Были у отца свои приметы. Каждый раз, выходя из дома, он должен был обязательно потрогать пальцем «на счастье» кошку-копилку, поцеловать в голову нашу собаку Мальку, дать ей кусочек сахару и, проходя по переулку, подержаться за почтовый ящик у дома номер семь.
Однажды мы слушали по радио трансляцию футбольного матча. Играл «Спартак».
«Спартак» проигрывал 0:1, а до конца оставалось всего пятнадцать минут. В волнении отец подошел ближе к репродуктору и встал в дверях. И вдруг «Спартак» сравнял счет, а за минуту до конца забил второй гол и выиграл со счетом 2:1.

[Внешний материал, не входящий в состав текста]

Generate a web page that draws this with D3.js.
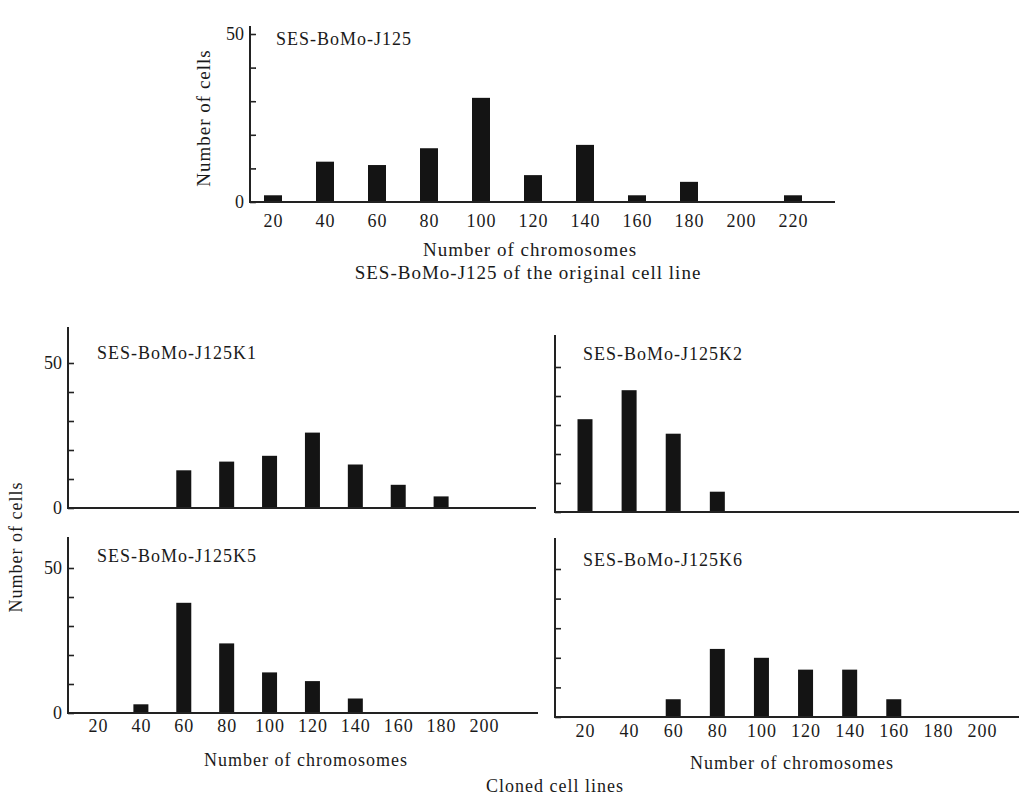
<!DOCTYPE html>
<html>
<head>
<meta charset="utf-8">
<script src="https://cdn.jsdelivr.net/npm/d3@7"></script>
<style>
  body { margin: 0; background: #fff; }
  svg text { font-family: "Liberation Serif", "DejaVu Serif", serif; fill: #1a1a1a; }
</style>
</head>
<body>
<svg id="fig" width="1019" height="796"></svg>
<script>
// chromosome number bins
const topBins = [20, 40, 60, 80, 100, 120, 140, 160, 180, 200, 220];
const cloneBins = [20, 40, 60, 80, 100, 120, 140, 160, 180, 200];

// number of cells per bin
const j125 = [2, 12, 11, 16, 31, 8, 17, 2, 6, 0, 2];
const j125K1 = [0, 0, 13, 16, 18, 26, 15, 8, 4, 0];
const j125K2 = [32, 42, 27, 7, 0, 0, 0, 0, 0, 0];
const j125K5 = [0, 3, 38, 24, 14, 11, 5, 0, 0, 0];
const j125K6 = [0, 0, 6, 23, 20, 16, 16, 6, 0, 0];

const yTicks = [0, 10, 20, 30, 40, 50];

const svg = d3.select('#fig');

// panel layout: axis origin, extent and where the first/last bins sit
const PANELS = [
  { name: 'SES-BoMo-J125', bins: topBins, counts: j125,
    ax: 250, axEnd: 835, y0: 202, y50: 34, yTop: 26,
    xFirst: 273, xLast: 793, barW: 18, ylabels: true, xlabels: true,
    font: 18, titleX: 276, titleY: 45, tickY: 228 },
  { name: 'SES-BoMo-J125K1', bins: cloneBins, counts: j125K1,
    ax: 68, axEnd: 536, y0: 508, y50: 363, yTop: 327,
    xFirst: 98, xLast: 484, barW: 15, ylabels: true, xlabels: false,
    font: 18, titleX: 97, titleY: 359 },
  { name: 'SES-BoMo-J125K2', bins: cloneBins, counts: j125K2,
    ax: 555, axEnd: 1019, y0: 512, y50: 367, yTop: 335,
    xFirst: 585, xLast: 982, barW: 15, ylabels: false, xlabels: false,
    font: 18, titleX: 583, titleY: 360 },
  { name: 'SES-BoMo-J125K5', bins: cloneBins, counts: j125K5,
    ax: 68, axEnd: 538, y0: 713, y50: 568, yTop: 537,
    xFirst: 98, xLast: 484, barW: 15, ylabels: true, xlabels: true,
    font: 18, titleX: 97, titleY: 562, tickY: 733 },
  { name: 'SES-BoMo-J125K6', bins: cloneBins, counts: j125K6,
    ax: 555, axEnd: 1019, y0: 717, y50: 569, yTop: 538,
    xFirst: 585, xLast: 982, barW: 15, ylabels: false, xlabels: true,
    font: 18, titleX: 583, titleY: 566, tickY: 738 }
];

function drawPanel(p) {
  let x = d3.scaleLinear()
    .domain([p.bins[0], p.bins[p.bins.length - 1]])
    .range([p.xFirst, p.xLast]);
  let y = d3.scaleLinear().domain([0, 50]).range([p.y0, p.y50]);

  let g = svg.append('g');

  // bars
  g.selectAll('rect')
    .data(p.bins.map((b, i) => ({ bin: b, n: p.counts[i] })).filter(d => d.n > 0))
    .join('rect')
      .attr('x', d => x(d.bin) - p.barW / 2)
      .attr('y', d => y(d.n))
      .attr('width', p.barW)
      .attr('height', d => y(0) - y(d.n))
      .attr('fill', '#141414');

  // y axis: ticks point inward, only 0 and 50 labelled
  let yAxis = d3.axisLeft(y)
    .tickValues(yTicks)
    .tickSizeInner(-6)
    .tickSizeOuter(0)
    .tickPadding(6)
    .tickFormat(d => (p.ylabels && (d === 0 || d === 50)) ? d : '');

  let ya = g.append('g')
    .attr('transform', `translate(${p.ax},0)`)
    .call(yAxis);
  ya.select('.domain').remove();
  ya.selectAll('line').attr('stroke', '#222').attr('stroke-width', 1.6);
  ya.selectAll('text')
    .style('font-size', p.font + 'px')
    .style('font-family', '"Liberation Serif", serif')
    .attr('fill', '#1a1a1a');

  // x axis: labels only, no tick marks
  if (p.xlabels) {
    let xa = g.append('g')
      .attr('transform', `translate(0,${p.tickY - 14})`)
      .call(d3.axisBottom(x).tickValues(p.bins).tickSize(0).tickPadding(0));
    xa.select('.domain').remove();
    xa.selectAll('text')
      .attr('dy', '0.71em')
      .style('font-size', p.font + 'px')
      .style('font-family', '"Liberation Serif", serif')
      .attr('letter-spacing', 1)
      .attr('fill', '#1a1a1a');
  }

  // axis lines
  g.append('line')
    .attr('x1', p.ax).attr('x2', p.ax)
    .attr('y1', p.yTop).attr('y2', p.y0 + 1)
    .attr('stroke', '#222').attr('stroke-width', 2);
  g.append('line')
    .attr('x1', p.ax).attr('x2', p.axEnd)
    .attr('y1', p.y0).attr('y2', p.y0)
    .attr('stroke', '#222').attr('stroke-width', 2);

  // panel title
  g.append('text')
    .attr('x', p.titleX).attr('y', p.titleY)
    .attr('letter-spacing', 1)
    .style('font-size', p.font + 'px')
    .text(p.name);
}

PANELS.forEach(drawPanel);

// axis titles and captions
function label(txt, x, y, size, rotate) {
  let t = svg.append('text')
    .attr('text-anchor', 'middle')
    .attr('letter-spacing', 1)
    .style('font-size', size + 'px')
    .text(txt);
  if (rotate) {
    t.attr('transform', `translate(${x},${y}) rotate(-90)`);
  } else {
    t.attr('x', x).attr('y', y);
  }
}

label('Number of cells', 210, 118, 19, true);
label('Number of chromosomes', 530, 256, 19);
label('SES-BoMo-J125 of the original cell line', 528, 279, 19);

label('Number of cells', 22, 547, 18, true);
label('Number of chromosomes', 306, 766, 18);
label('Number of chromosomes', 792, 769, 18);
label('Cloned cell lines', 555, 792, 18);
</script>
</body>
</html>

С тех пор каждый раз, когда играл «Спартак», отец, слушая радио, за пятнадцать минут до конца матча, независимо от того, какой был счет, вставал в дверях.
— Так будет вернее, — говорил он.
Обыкновенная школа
В нашу 346-ю обыкновенную школу, куда я перешел, никакие делегации не приезжали, не приходили к нам и писатели, артисты не устраивали для нас концерты. Только один раз к нам пришла женщина в белом халате и целый час популярным языком учила нас, как уберечься от глистов.
Я покривил бы душой, если бы сказал, что в школе вел себя примерно. Нет. Когда чувствовал, что меня могут вызвать, а уроки не выучены, то прогуливал. За прогулы наказывали. И тут я придумал новый способ. Во время переклички я прятался под парту.
— Никулин, — говорил учитель.
— Нет его. Он болен! — кричал я из-под парты.
Учитель ставил в журнале отметку о моей болезни (это значило, что меня уже не могут вызвать к доске), и я тогда вылезал из-под парты.
Правда, однажды в конце урока историк вдруг посмотрел на меня и, не поверив своим глазам, спросил:
— Слушай, Никулин, тебя же нет, как ты появился?
— Что вы, Тихон Васильевич, — я старался говорить как можно увереннее, — я все время здесь, на уроке.
В классе всегда круговая порука, поэтому все подтвердили правоту моих слов.
На всякий случай меня пересадили за первую парту, чтобы я сидел перед учительским столом. Но от этого я не стал лучше.
Так, поспорив с кем-то из учеников, что смогу целый урок стучать карандашом по парте, я тут же принялся осуществлять свое намерение. С самого начала урока через каждые две-три секунды я тихонько стучал карандашом по парте, понемногу усиливая звук. Учитель постепенно привык к этому звуку и не пытался найти виновников, хотя стук в течение всего урока раздражал его. Этот странный психологический опыт мне удался, и пари я выиграл.